*The exercise*
Leave out the images and repeat the listing below without a single change.

*Dataset extract*
┄┄┄┄┄┄
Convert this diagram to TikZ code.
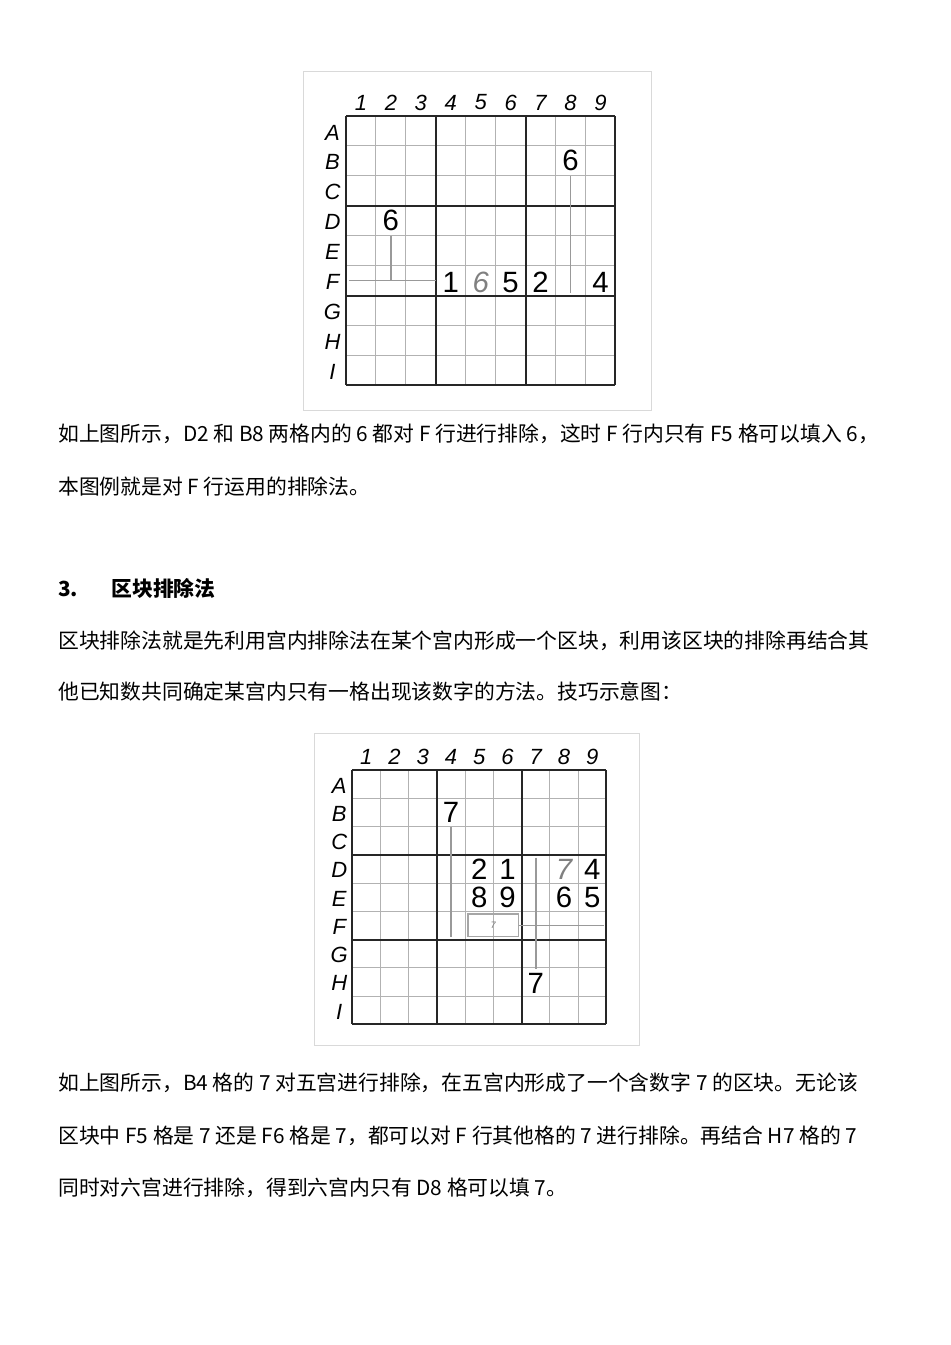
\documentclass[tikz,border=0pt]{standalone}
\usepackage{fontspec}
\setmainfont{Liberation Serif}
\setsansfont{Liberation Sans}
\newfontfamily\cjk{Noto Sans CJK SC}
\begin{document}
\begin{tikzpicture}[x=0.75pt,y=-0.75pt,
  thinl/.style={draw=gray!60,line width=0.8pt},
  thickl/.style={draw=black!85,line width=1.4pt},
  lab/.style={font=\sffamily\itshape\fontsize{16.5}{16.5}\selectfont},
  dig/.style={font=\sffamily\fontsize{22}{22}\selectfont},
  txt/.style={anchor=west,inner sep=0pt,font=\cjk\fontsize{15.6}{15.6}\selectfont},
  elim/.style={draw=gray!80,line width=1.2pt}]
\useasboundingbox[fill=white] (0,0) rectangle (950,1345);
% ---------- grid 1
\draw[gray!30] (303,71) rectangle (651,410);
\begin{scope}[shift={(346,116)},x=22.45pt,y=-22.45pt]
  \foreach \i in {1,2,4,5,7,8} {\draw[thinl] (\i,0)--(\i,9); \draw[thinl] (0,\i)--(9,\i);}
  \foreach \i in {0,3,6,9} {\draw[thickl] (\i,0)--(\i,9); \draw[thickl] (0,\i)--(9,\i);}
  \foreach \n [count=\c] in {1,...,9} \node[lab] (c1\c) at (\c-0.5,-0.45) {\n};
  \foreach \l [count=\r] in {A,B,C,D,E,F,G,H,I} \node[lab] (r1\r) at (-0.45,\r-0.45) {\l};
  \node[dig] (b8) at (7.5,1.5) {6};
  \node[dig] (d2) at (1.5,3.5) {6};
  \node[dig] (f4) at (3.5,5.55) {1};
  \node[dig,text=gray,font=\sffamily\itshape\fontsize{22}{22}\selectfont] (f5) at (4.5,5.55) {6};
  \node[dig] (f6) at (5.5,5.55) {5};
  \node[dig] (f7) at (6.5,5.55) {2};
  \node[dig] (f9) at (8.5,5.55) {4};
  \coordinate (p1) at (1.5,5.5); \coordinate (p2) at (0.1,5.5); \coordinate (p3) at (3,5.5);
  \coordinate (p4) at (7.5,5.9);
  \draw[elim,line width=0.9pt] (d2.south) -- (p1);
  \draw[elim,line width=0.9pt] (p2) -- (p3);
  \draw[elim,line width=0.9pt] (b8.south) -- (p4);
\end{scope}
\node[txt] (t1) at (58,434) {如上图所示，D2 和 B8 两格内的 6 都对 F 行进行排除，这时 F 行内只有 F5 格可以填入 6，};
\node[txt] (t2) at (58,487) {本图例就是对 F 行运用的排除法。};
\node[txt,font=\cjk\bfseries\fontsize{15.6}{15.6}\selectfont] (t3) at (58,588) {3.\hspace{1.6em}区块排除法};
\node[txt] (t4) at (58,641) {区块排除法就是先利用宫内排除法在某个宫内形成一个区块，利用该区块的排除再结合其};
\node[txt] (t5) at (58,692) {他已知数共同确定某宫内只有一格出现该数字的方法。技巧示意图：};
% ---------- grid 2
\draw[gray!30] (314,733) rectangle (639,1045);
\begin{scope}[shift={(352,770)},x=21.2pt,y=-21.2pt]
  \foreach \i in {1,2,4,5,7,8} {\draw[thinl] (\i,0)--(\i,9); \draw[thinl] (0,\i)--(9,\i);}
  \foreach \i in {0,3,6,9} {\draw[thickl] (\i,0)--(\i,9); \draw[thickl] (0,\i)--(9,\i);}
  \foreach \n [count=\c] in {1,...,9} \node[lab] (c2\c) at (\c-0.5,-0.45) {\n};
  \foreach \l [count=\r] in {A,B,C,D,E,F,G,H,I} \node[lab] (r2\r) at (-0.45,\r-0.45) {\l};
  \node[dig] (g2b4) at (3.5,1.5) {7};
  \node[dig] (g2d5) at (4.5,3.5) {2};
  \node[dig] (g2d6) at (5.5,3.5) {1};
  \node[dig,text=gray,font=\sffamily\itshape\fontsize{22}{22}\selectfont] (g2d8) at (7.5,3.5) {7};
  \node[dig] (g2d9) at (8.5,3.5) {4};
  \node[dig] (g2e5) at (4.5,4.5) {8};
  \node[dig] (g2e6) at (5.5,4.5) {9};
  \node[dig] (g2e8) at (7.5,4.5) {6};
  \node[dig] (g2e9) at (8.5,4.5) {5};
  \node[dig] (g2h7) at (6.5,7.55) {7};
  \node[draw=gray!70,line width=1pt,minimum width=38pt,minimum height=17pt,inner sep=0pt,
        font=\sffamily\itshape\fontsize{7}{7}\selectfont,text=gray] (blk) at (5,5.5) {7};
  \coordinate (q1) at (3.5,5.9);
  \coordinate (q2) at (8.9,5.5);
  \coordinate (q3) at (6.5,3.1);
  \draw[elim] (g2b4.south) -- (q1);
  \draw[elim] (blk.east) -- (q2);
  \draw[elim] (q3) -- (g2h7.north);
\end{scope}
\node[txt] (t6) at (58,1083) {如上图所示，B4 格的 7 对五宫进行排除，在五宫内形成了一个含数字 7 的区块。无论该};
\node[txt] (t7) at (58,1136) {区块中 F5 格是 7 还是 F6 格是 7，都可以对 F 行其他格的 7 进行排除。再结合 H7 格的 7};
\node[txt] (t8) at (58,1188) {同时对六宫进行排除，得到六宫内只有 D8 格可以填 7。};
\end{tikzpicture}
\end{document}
┄┄┄┄┄┄
*Final result*
Convert this diagram to TikZ code.
\documentclass[tikz,border=0pt]{standalone}
\usepackage{fontspec}
\setmainfont{Liberation Serif}
\setsansfont{Liberation Sans}
\newfontfamily\cjk{Noto Sans CJK SC}
\begin{document}
\begin{tikzpicture}[x=0.75pt,y=-0.75pt,
  thinl/.style={draw=gray!60,line width=0.8pt},
  thickl/.style={draw=black!85,line width=1.4pt},
  lab/.style={font=\sffamily\itshape\fontsize{16.5}{16.5}\selectfont},
  dig/.style={font=\sffamily\fontsize{22}{22}\selectfont},
  txt/.style={anchor=west,inner sep=0pt,font=\cjk\fontsize{15.6}{15.6}\selectfont},
  elim/.style={draw=gray!80,line width=1.2pt}]
\useasboundingbox[fill=white] (0,0) rectangle (950,1345);
% ---------- grid 1
\draw[gray!30] (303,71) rectangle (651,410);
\begin{scope}[shift={(346,116)},x=22.45pt,y=-22.45pt]
  \foreach \i in {1,2,4,5,7,8} {\draw[thinl] (\i,0)--(\i,9); \draw[thinl] (0,\i)--(9,\i);}
  \foreach \i in {0,3,6,9} {\draw[thickl] (\i,0)--(\i,9); \draw[thickl] (0,\i)--(9,\i);}
  \foreach \n [count=\c] in {1,...,9} \node[lab] (c1\c) at (\c-0.5,-0.45) {\n};
  \foreach \l [count=\r] in {A,B,C,D,E,F,G,H,I} \node[lab] (r1\r) at (-0.45,\r-0.45) {\l};
  \node[dig] (b8) at (7.5,1.5) {6};
  \node[dig] (d2) at (1.5,3.5) {6};
  \node[dig] (f4) at (3.5,5.55) {1};
  \node[dig,text=gray,font=\sffamily\itshape\fontsize{22}{22}\selectfont] (f5) at (4.5,5.55) {6};
  \node[dig] (f6) at (5.5,5.55) {5};
  \node[dig] (f7) at (6.5,5.55) {2};
  \node[dig] (f9) at (8.5,5.55) {4};
  \coordinate (p1) at (1.5,5.5); \coordinate (p2) at (0.1,5.5); \coordinate (p3) at (3,5.5);
  \coordinate (p4) at (7.5,5.9);
  \draw[elim,line width=0.9pt] (d2.south) -- (p1);
  \draw[elim,line width=0.9pt] (p2) -- (p3);
  \draw[elim,line width=0.9pt] (b8.south) -- (p4);
\end{scope}
\node[txt] (t1) at (58,434) {如上图所示，D2 和 B8 两格内的 6 都对 F 行进行排除，这时 F 行内只有 F5 格可以填入 6，};
\node[txt] (t2) at (58,487) {本图例就是对 F 行运用的排除法。};
\node[txt,font=\cjk\bfseries\fontsize{15.6}{15.6}\selectfont] (t3) at (58,588) {3.\hspace{1.6em}区块排除法};
\node[txt] (t4) at (58,641) {区块排除法就是先利用宫内排除法在某个宫内形成一个区块，利用该区块的排除再结合其};
\node[txt] (t5) at (58,692) {他已知数共同确定某宫内只有一格出现该数字的方法。技巧示意图：};
% ---------- grid 2
\draw[gray!30] (314,733) rectangle (639,1045);
\begin{scope}[shift={(352,770)},x=21.2pt,y=-21.2pt]
  \foreach \i in {1,2,4,5,7,8} {\draw[thinl] (\i,0)--(\i,9); \draw[thinl] (0,\i)--(9,\i);}
  \foreach \i in {0,3,6,9} {\draw[thickl] (\i,0)--(\i,9); \draw[thickl] (0,\i)--(9,\i);}
  \foreach \n [count=\c] in {1,...,9} \node[lab] (c2\c) at (\c-0.5,-0.45) {\n};
  \foreach \l [count=\r] in {A,B,C,D,E,F,G,H,I} \node[lab] (r2\r) at (-0.45,\r-0.45) {\l};
  \node[dig] (g2b4) at (3.5,1.5) {7};
  \node[dig] (g2d5) at (4.5,3.5) {2};
  \node[dig] (g2d6) at (5.5,3.5) {1};
  \node[dig,text=gray,font=\sffamily\itshape\fontsize{22}{22}\selectfont] (g2d8) at (7.5,3.5) {7};
  \node[dig] (g2d9) at (8.5,3.5) {4};
  \node[dig] (g2e5) at (4.5,4.5) {8};
  \node[dig] (g2e6) at (5.5,4.5) {9};
  \node[dig] (g2e8) at (7.5,4.5) {6};
  \node[dig] (g2e9) at (8.5,4.5) {5};
  \node[dig] (g2h7) at (6.5,7.55) {7};
  \node[draw=gray!70,line width=1pt,minimum width=38pt,minimum height=17pt,inner sep=0pt,
        font=\sffamily\itshape\fontsize{7}{7}\selectfont,text=gray] (blk) at (5,5.5) {7};
  \coordinate (q1) at (3.5,5.9);
  \coordinate (q2) at (8.9,5.5);
  \coordinate (q3) at (6.5,3.1);
  \draw[elim] (g2b4.south) -- (q1);
  \draw[elim] (blk.east) -- (q2);
  \draw[elim] (q3) -- (g2h7.north);
\end{scope}
\node[txt] (t6) at (58,1083) {如上图所示，B4 格的 7 对五宫进行排除，在五宫内形成了一个含数字 7 的区块。无论该};
\node[txt] (t7) at (58,1136) {区块中 F5 格是 7 还是 F6 格是 7，都可以对 F 行其他格的 7 进行排除。再结合 H7 格的 7};
\node[txt] (t8) at (58,1188) {同时对六宫进行排除，得到六宫内只有 D8 格可以填 7。};
\end{tikzpicture}
\end{document}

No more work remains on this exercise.